There is any amount of discussion going on today about the freedom of a writer. I like to compare a creative writer with a piece of ice dipped in water. Just as ice is made of water, and just as a major part of it remains inside the water and little of it above it, a writer is created out of the people he lives with and he remains with the people, though as an artist he is a little above them. As ice owes its existence to water, the writer owes his to the people with whom he lives, but he has to lift himself a little above them to have a good look at them. That is the minimum freedom he should have. Unless the head is held high, I do not see any possibility of a fearless mind—which according to me is a primary necessity for all creative activity in art; and a writer who has his roots in the people with whom he lives and whom he loves, will never misuse this freedom. What he writes must come from within and not from without. It is only in this atmosphere that a writer can be true to his convictions. By democracy I understand only one thing: the freedom to live by my convictions and ‘let others live by theirs, I have no faith in mere formalistic patterns, and such dehumanized, obscure creation and fashionable frustration. As Jean Paul Sartre has said, the function of the writer is to call a spade a spade. If words are sick, it is up to us to cure them. I distrust the incommunicable; it is the source of all violence.

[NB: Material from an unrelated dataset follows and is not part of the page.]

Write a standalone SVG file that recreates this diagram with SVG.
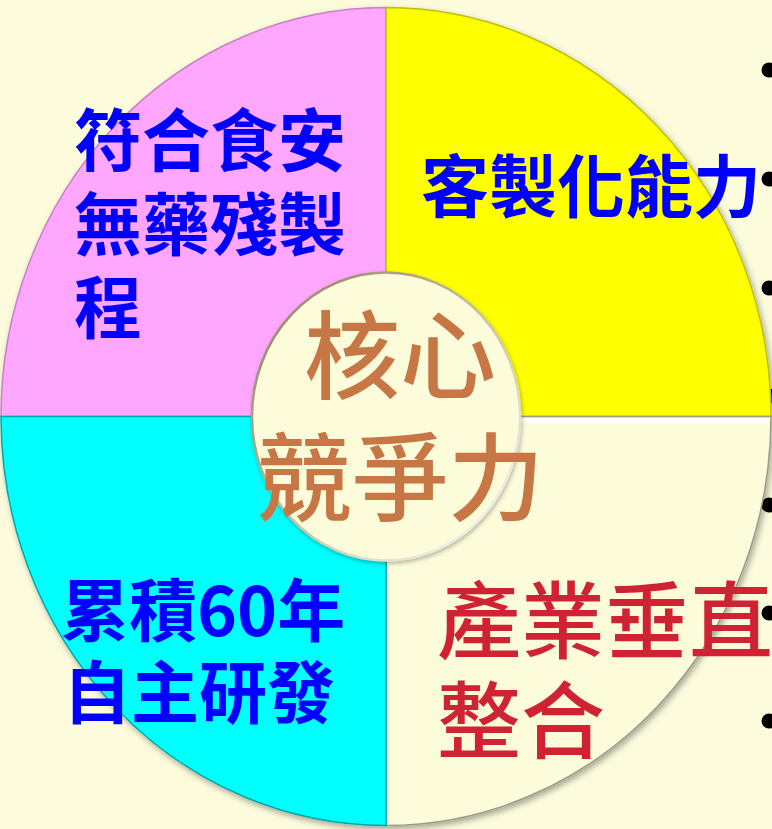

I therefore ignore the note of derision in my critic's writing when he dismisses me as a popular writer. No—I rather feel proud that my readers understand me. I want them to understand me. I write for them. Writing is a constant search for someone who will understand you, who will laugh with you, or shed a tear with you. I have never had a fight with my readers, or with people with whom I have lived and want to live in future. My fight is against all that is ugly, all that Gives rise to a feeling of frustration in life. I have fought against hypocrisy, against the intellectual phrase-mongering, against the ideology of 'who-cares-for-the-people'; and a different weapon came to me when I chose to fight. I did not chose the weapon. That perhaps is a gift which God gives to all poor people: a sense of humor. I laugh: I laugh first at myself, and in return my readers and spectators also laugh at me first, and suddenly they realize that they have laughed at themselves, which I believe is good for social health. That is all the reward from my writings. Like Napoleon, who said to Josephine, 'I love you but I want to love you a hundred times more', I should also like to say about literature that I love literature but I would like to love it a hundred times more. I am not an angry young man; I am a hungry young man. I want to read Kannada poems, Bediji's Urdu novels, Kartarsingh's Punjabi novel, Tamil novels, Bengali plays, Telugu songs—I want to love literature in a hundred different ways. My only worry is that I cannot love it enough.

Thank you.

नवी दिल्ली येथे साहित्य अकादमीचे ’व्यक्ती आणि वल्ली’ या पुस्तकास मिळालेले पारितोषिक स्विकारताना केलेल भाषणं.
२० फेब्रुवारी १९६६.

2 प्रतिक्रिया:

kdchitnis said...

आमच्या लहानपणी एखाद्या खवचटाचे दात त्याच्या घशात कुणी घातले की त्याचा "खवडा" केला किंवा झाला म्हणून आम्ही आनंदित होत असू. साहित्यातील "नवीनता" शोधण्यासाठी किंवा आणण्यासाठी आदळआपट, आटापिटा करणारे उचापतखोर न -साहि त्यिक अशा न जमणार्या उड्डाण उड्या मारताना पाहिले की त्यांची कीव येते आणि चीडही. अशा टीकाकार नामक मंडळी व न्युनावर बोट ठेवणारे समीक्षक या दुसर्या नावाने प्रचलित आलेले लोकप्रिय साहित्यिक यांना "बदडणारे" लिखाण करणाऱ्यांचा पु लंनी त्यांच्याच भाषेत म्हणायचे तर "कात्रज" केलाय. पण खरोखरच पु लनी आढ्यताखोरी अभिनिवेश न आणता केलेले ज्याची त्यांची रेवडी उडवणार्यांनी संबोधलेले "माजघरी" लिखाण करून अशा डुढ्ढlचार्यांची पंचाईत करून ठेवली कारण पु ल भक्तांनी त्यांना कधी मोजलेच नाही, कधी भीक घातलीच नाही हो!त्यांना या भाषणात मारलेले पैजार समजले असले तर नक्कीच झोम्बतील.पु ल जेव्हा उपहासाचे शस्त्र वापरतात तेव्हा ते प्रतिपक्षाची कशी "यष्टी" उध्वस्त करतात याचाच या भाषणात पु लंनी नमुना पेश केला आहे.

kdchitnis said...

Pu l has demonstrated how he destroys the "wicket"s of his critics when they discard and ridicule him as "popular" and non-literate writer. He expresses simple logic behind his writings and in a very simplistic way too. He has been termed as too sipid writer who shuns from the real life struggle and complexity. Well he admits that he does not want to get lost in entanglement of scholarships and new trends. He loves music and does not take writing as a task and instead would visit a favorite pan-shop and engage in the company of friends. He say he writes for fun and pun which gives him great pleasure. In short he isolates himself from the "literature workers" who urge for and preserve their identity as litterateur and scholar!